The NCAA’s Division I Council has mandated that all bowl-eligible teams with 6-6 records must be selected for a bowl game before any teams with a 5-7 record can be considered.
The key to this rule, decided at the Council’s Wednesday meeting in Indianapolis, is that now bowls won’t be able to select teams with losing records from Power 5 conferences over 6-6 teams from mid-major or Group of Five conferences, who end up in lesser bowl games.
The move is already a hit with some FBS head coaches:
Brian Polian’s Nevada team ended up facing another Mountain West team, Colorado State, in the Arizona Bowl last year.
After all bowl-eligible teams are selected, the 5-7 teams — which will be considered alternates — will be deemed eligible in descending order from the highest multiyear Academic Progress Rate in the Football Bowl Subdivision for the most recent reporting year. Those teams will then select the bowl in which they will participate.
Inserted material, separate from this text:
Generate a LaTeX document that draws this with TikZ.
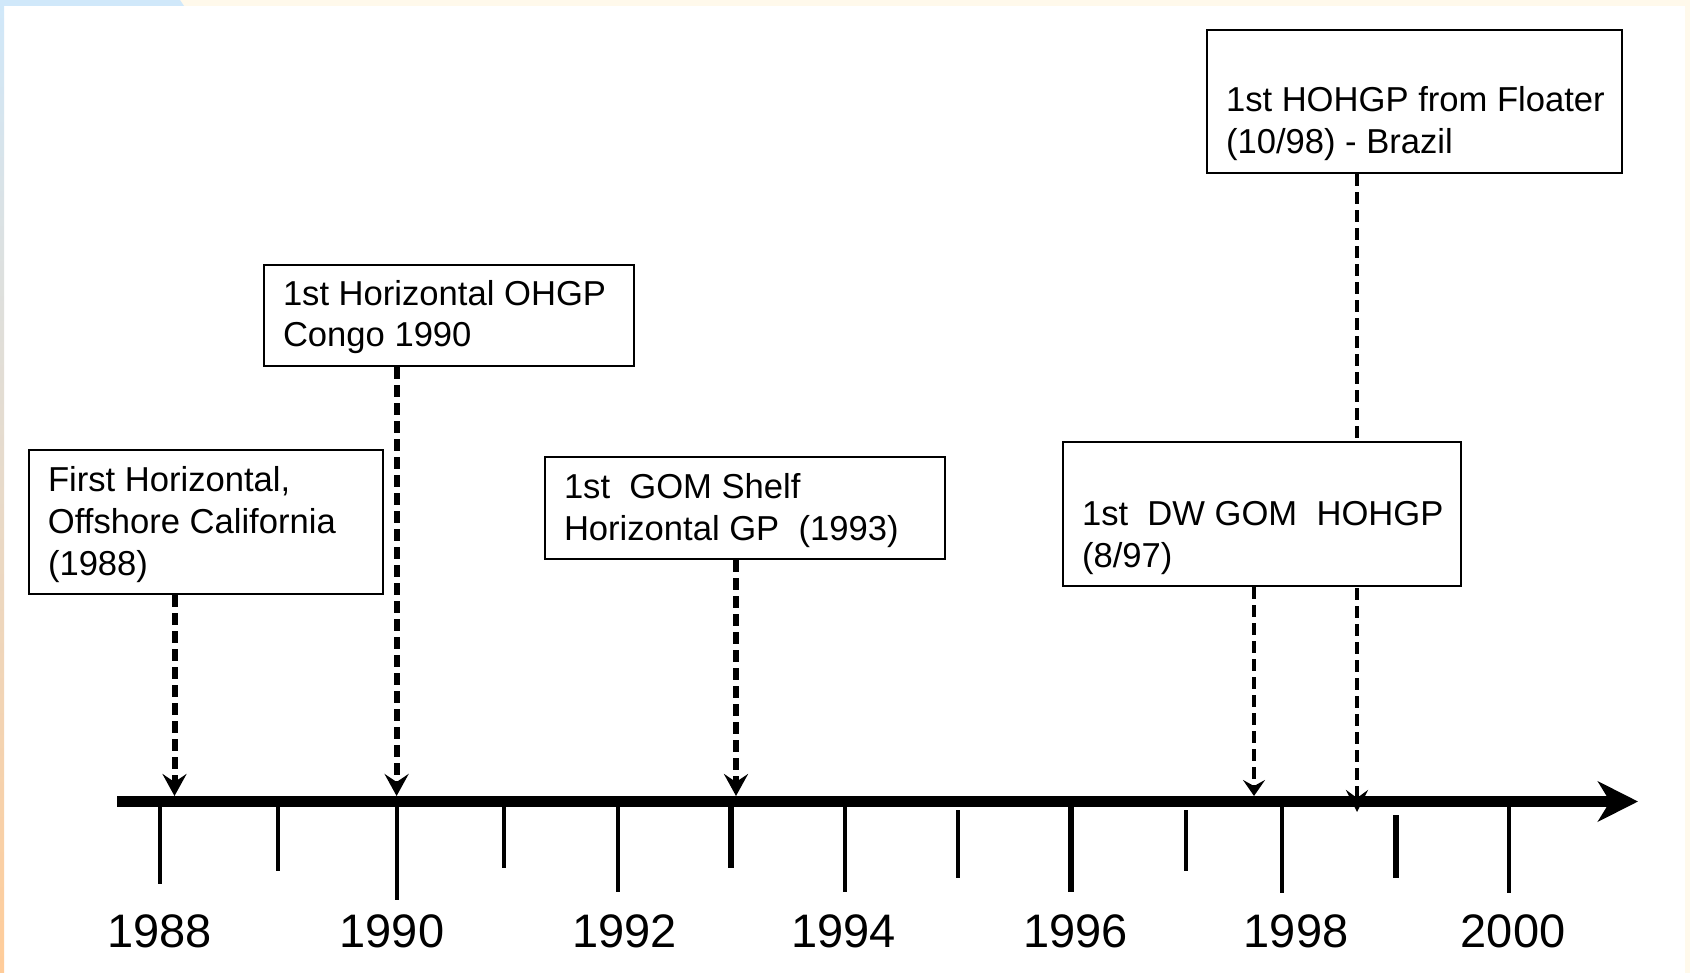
\documentclass[tikz,border=0pt]{standalone}
\usepackage{fontspec}
\setmainfont{Liberation Sans}
\usetikzlibrary{arrows.meta,backgrounds}
\definecolor{edgeblue}{RGB}{208,232,250}
\definecolor{edgecream}{RGB}{255,249,235}
\definecolor{edgepeach}{RGB}{255,204,153}
\newcommand{\evtext}[3]{\parbox[c][#1][b]{#2}{\raggedright\leftskip=9.5pt\relax #3}}
\tikzset{
  >=Stealth,
  evbox/.style={draw, fill=white, line width=1pt, anchor=north west, inner xsep=0pt, inner ysep=6pt, font=\fontsize{17.3}{21}\selectfont},
  evarrow/.style={-{Stealth[length=11pt,width=12pt,inset=4pt]}, line width=3pt, dash pattern=on 6pt off 3pt},
  thinarrow/.style={-{Stealth[length=8pt,width=11pt,inset=3pt]}, line width=2pt, dash pattern=on 6pt off 3pt},
  longtip/.style={-{Stealth[length=11pt,width=11pt,inset=4pt]}},
  timeaxis/.style={-{Stealth[length=20pt,width=20pt,inset=6pt]}, line width=5.5pt},
  yrlbl/.style={anchor=base, font=\fontsize{23.5}{28}\selectfont}
}
\begin{document}
\begin{tikzpicture}[x=0.5pt, y=-0.5pt]
\useasboundingbox (0,0) rectangle (1690,973);

\begin{scope}[on background layer]
\fill[white] (0,0) rectangle (1690,973);
\shade[top color=edgeblue, bottom color=edgepeach] (0,0) rectangle (4,973);
\fill[edgecream] (0,0) rectangle (1690,6);
\fill[edgeblue] (0,0) -- (180,0) -- (184,6) -- (0,6) -- cycle;
\fill[edgecream] (1685,0) rectangle (1690,973);
\end{scope}

\node[evbox] (first) at (28,449) {\evtext{56.5pt}{177pt}{First Horizontal,\\Offshore California\\(1988)}};
\node[evbox] (congo) at (263,264) {\evtext{35pt}{185pt}{1st Horizontal OHGP\\Congo 1990}};
\node[evbox] (shelf) at (544,456) {\evtext{35.5pt}{200pt}{1st~ GOM Shelf\\Horizontal GP~ (1993)}};
\node[evbox] (dwgom) at (1062,441) {\evtext{56.5pt}{199pt}{1st~ DW GOM~ HOHGP\\(8/97)}};
\node[evbox] (floater) at (1206,29) {\evtext{56pt}{207.5pt}{1st HOHGP from Floater\\(10/98) - Brazil}};

\coordinate (axstart) at (117,801.5);
\coordinate (axend) at (1638,801.5);
\coordinate (t88) at (174.5,796);
\coordinate (t90) at (396.6,796);
\coordinate (t93) at (736,796);
\coordinate (t97) at (1254,796);
\coordinate (t98) at (1357,812);

\foreach \x/\top/\bot/\w in {159.5/801/884/2pt, 278/801/871/2pt, 396.6/801/900/2pt, 504.4/801/868/2pt, 617.6/801/892/2pt, 730.7/801/868/3pt, 845/801/892/2pt, 958.2/810/878/2pt, 1071.3/801/892/3pt, 1185.5/810/871/2pt, 1281.5/801/893/2pt, 1396/815/878/3pt, 1509/801/893/2pt}
  \draw[line width=\w] (\x,\top) -- (\x,\bot);

\draw[timeaxis] (axstart) -- (axend);

\foreach \yr/\x in {1988/159.5, 1990/392, 1992/624.6, 1994/843.4, 1996/1075.6, 1998/1296, 2000/1513}
  \node[yrlbl] (y\yr) at (\x,947) {\yr};

\draw[evarrow] (first.south -| t88) -- (t88);
\draw[evarrow] (congo.south -| t90) -- (t90);
\draw[evarrow] (shelf.south -| t93) -- (t93);
\draw[thinarrow] (dwgom.south -| t97) -- (t97);
\begin{scope}[on background layer]
\draw[thinarrow, longtip] (floater.south -| t98) -- (t98);
\end{scope}

\end{tikzpicture}
\end{document}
If two or more teams have a tie in the multiyear APR, then the highest APR for the most recent single year will break the tie. This process will continue until all the bowl slots are filled.
"It’s impossible to project how many eligible bowl teams we will have," said Bob Bowlsby, chair of the football oversight committee and commissioner of the Big 12 Conference. "We think we have a selection process in the postseason that makes sense and is fair to the schools and the bowls."
Last season, only 77 teams were eligible for the 80 bowl slots by the established criteria. The remaining three slots were filled by 5-7 teams. Those alternate teams (Nebraska, Minnesota and San Jose State) were selected by the bowls in which they appeared.